Unfortunately, the Atheneum sent only a taste of its surrealist collections. It also missed out on a great chance to tell the American public about the flamboyant Mr. Austin, one of the country’s most enterprising collectors of modernism in the 1930s.

Think what a great exhibit this could have been had the museum shown film clips of when he introduced Gertrude Stein and Mr. Dali to the Hartford community, displayed more photos of him performing his magic acts and described his many buying coups in the exhibit labels next to the purchases.

After touring the exhibit, I found I could savor Mr. Austin and his triumphs more in the handsome, reasonably priced catalog than in the exhibit. The catalog — “Surrealism & Modernism: From the Collection of the Wadsworth Atheneum Museum of Art” — tells more about the director’s persona than the exhibit.

Mr. Austin’s only competitors were Alfred Barr at New York’s Museum of Modern Art and Duncan Phillips of Washington’s Phillips Collection. Compared to them, he was operating in a cultural backwater, according to the catalog.

The Harvard-educated, astonishingly handsome Mr. Austin, who was just 26 when he came to the Wadsworth in 1927, was not your usual museum director. He was interested in all the arts and was a painter, stage-set designer and actor as well as Atheneum director. Moreover, he married Helen Goodwin, from Hartford’s most prestigious family, shortly after arriving in town.

He was open to new ideas and artists, whether he saw Mr. Dali’s paintings in Paris or Mr. Picasso’s works in New York. Under Mr. Austin, the Atheneum was the first museum in the world to buy a painting by Mr. Dali, the artist’s haunting “Solitude” of 1931, the catalog says. The director first saw the tiny work in a gallery in Paris that year and purchased it. Fortunately, visitors can see it at the Phillips.

Mr. Austin quickly went on to organize “Newer Super-Realism,” the first exhibition of surrealist art in America. With major works by shockers Mr. Ernst, Mr. Picasso, Mr. de Chirico, Mr. Miro and Mr. Dali, the Atheneum director stood Hartford, and the American art world, on their ears.

The director also made decisive, revolutionary buying decisions for the museum: He purchased works by the Spanish surrealist Joan Miro in 1934, American sculptor Alexander “Sandy” Calder in 1935 and the American surrealist Joseph Cornell in 1939.

Fortunately for visitors not familiar with the shock of surrealism, a small room of two Dalis, a Miro and a Cornell introduces the exhibit’s surrealist art display. Mr. Dali’s “Solitude,” in which a lonely boy sits by the sea, still fascinates after 72 years. The museum placed Mr.
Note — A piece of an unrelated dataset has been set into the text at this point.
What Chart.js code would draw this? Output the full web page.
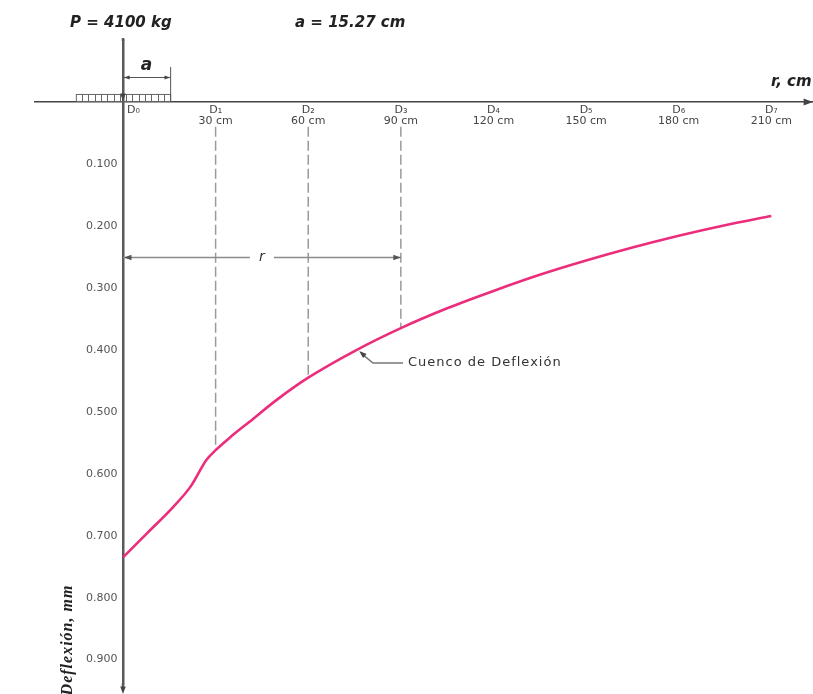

Dali’s “Paranoiac-Astral Image,” painted in 1934, next to it. This work is even more off-the-wall in its title and subject matter than “Solitude.”
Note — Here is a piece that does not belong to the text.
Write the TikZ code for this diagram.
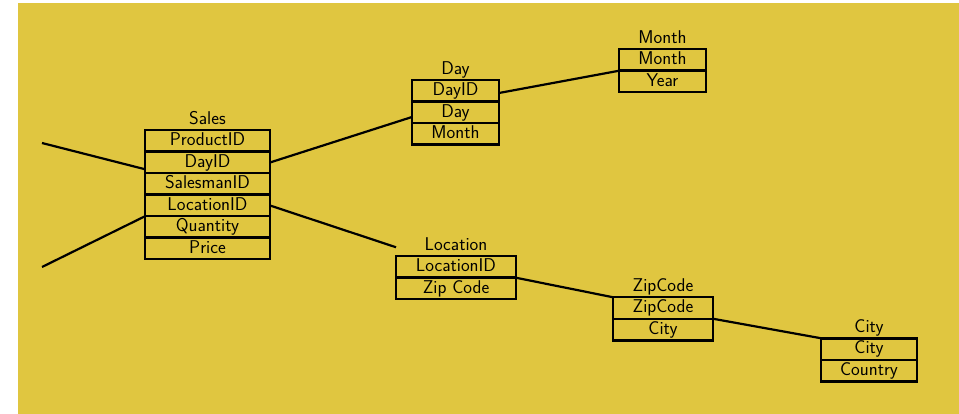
\documentclass[tikz,border=0pt]{standalone}
\usepackage{fontspec}
\usepackage{tikz}
\usetikzlibrary{positioning}
\definecolor{bgyellow}{RGB}{224,198,64}

\begin{document}
\begin{tikzpicture}[x=1pt, y=-1pt,
    field/.style={draw, rectangle, line width=2.5pt, outer sep=0pt, inner sep=0pt,
        minimum height=21.5pt, text height=12.7pt, text depth=3.5pt,
        font=\sffamily\fontsize{18.5}{20}\selectfont},
    title/.style={inner sep=0pt, text height=12.7pt, text depth=3.5pt,
        font=\sffamily\fontsize{18.5}{20}\selectfont},
    link/.style={line width=2.2pt}]
    % Background
    \useasboundingbox (0,0) rectangle (959,414);
    \fill[bgyellow] (18,3) rectangle (959,414);

    % Sales table
    \node[field, minimum width=125pt] (sales-productid) at (207.5,141) {ProductID};
    \node[field, minimum width=125pt, below=0pt of sales-productid] (sales-dayid) {DayID};
    \node[field, minimum width=125pt, below=0pt of sales-dayid] (sales-salesmanid) {SalesmanID};
    \node[field, minimum width=125pt, below=0pt of sales-salesmanid] (sales-locationid) {LocationID};
    \node[field, minimum width=125pt, below=0pt of sales-locationid] (sales-quantity) {Quantity};
    \node[field, minimum width=125pt, below=0pt of sales-quantity] (sales-price) {Price};
    \node[title, above=2.5pt of sales-productid] (sales) {Sales};

    % Day table
    \node[field, minimum width=87pt] (day-dayid) at (455.5,91) {DayID};
    \node[field, minimum width=87pt, below=0pt of day-dayid] (day-day) {Day};
    \node[field, minimum width=87pt, below=0pt of day-day] (day-month) {Month};
    \node[title, above=2.5pt of day-dayid] (day) {Day};

    % Month table
    \node[field, minimum width=87pt] (month-month) at (662.5,60) {Month};
    \node[field, minimum width=87pt, below=0pt of month-month] (month-year) {Year};
    \node[title, above=2.5pt of month-month] (month) {Month};

    % Location table
    \node[field, minimum width=120pt] (location-id) at (456,267) {LocationID};
    \node[field, minimum width=120pt, below=0pt of location-id] (location-zip) {Zip Code};
    \node[title, above=2.5pt of location-id] (location) {Location};

    % ZipCode table
    \node[field, minimum width=100pt] (zip-zipcode) at (663,308) {ZipCode};
    \node[field, minimum width=100pt, below=0pt of zip-zipcode] (zip-city) {City};
    \node[title, above=2.5pt of zip-zipcode] (zipcode) {ZipCode};

    % City table
    \node[field, minimum width=96pt] (city-city) at (869,349) {City};
    \node[field, minimum width=96pt, below=0pt of city-city] (city-country) {Country};
    \node[title, above=2.5pt of city-city] (city) {City};

    % Loose ends on the left
    \coordinate (left-top) at (42,143);
    \coordinate (left-bottom) at (42,267);

    % Edges
    \draw[link] (left-top) -- ([yshift=4pt]sales-dayid.south west);
    \draw[link] (left-bottom) -- (sales-locationid.south west);
    \draw[link] (sales-dayid.east) -- ([yshift=-4.5pt]day-day.west);
    \draw[link] (sales-locationid.east) -- ([yshift=9pt]location-id.north west);
    \draw[link] ([yshift=-2pt]day-dayid.east) -- (month-month.south west);
    \draw[link] (location-id.south east) -- (zip-zipcode.north west);
    \draw[link] (zip-zipcode.south east) -- (city-city.north west);
\end{tikzpicture}
\end{document}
The artist placed four figures on a deserted beach in “Paranoiac-Astral Image.” Possibly from his childhood, the figures — Mr. Dali in a boyish sailor suit, his father, his mother and his wife — recall both joys and tears from his growing up. The work leads to the main gallery’s much larger “Apparition of Face and Fruit Dish on a Beach,” painted four years later. Mr. Dali has made radical changes. Images such as a beach, a face, a footed dish filled with pears and a dog’s profile are less recognizable and merge into one another.

Two extraordinary landscapes, both purchased by the Atheneum director, complete this part of the exhibition. Mr. Ernst painted the heartbreak of World War II exiles in “Europe After the Rain” through the “decalcomania” technique of impressing wet paint into the support with pieces of glass. It was perfect for imaging Europe as a disintegrating, fantasy landscape. Mr. Matta, by contrast, applied thin yellow glazes for a happy, light-filled image of puzzling biomorphic shapes.

Unfortunately, says Phillips exhibit curator Susan Frank, the conservative Atheneum board of directors forced Mr. Austin out of the directorship in 1944. No matter. His contribution was crucial in the 17 years he was there.

WHAT: “Surrealism and Modernism From the Collection of the Wadsworth Atheneum Museum of Art”

WHERE: Phillips Collection, 1600 21st St. NW

WHEN: 10 a.m. to 5 p.m. Tuesdays through Saturdays, until 8:30 p.m. Thursdays, noon to 7 p.m. Sundays. Closed Mondays, through Jan. 18.

TICKETS: $10 for adults, $8 for students and seniors (62 and older), free for Phillips Collection members and children younger than 18.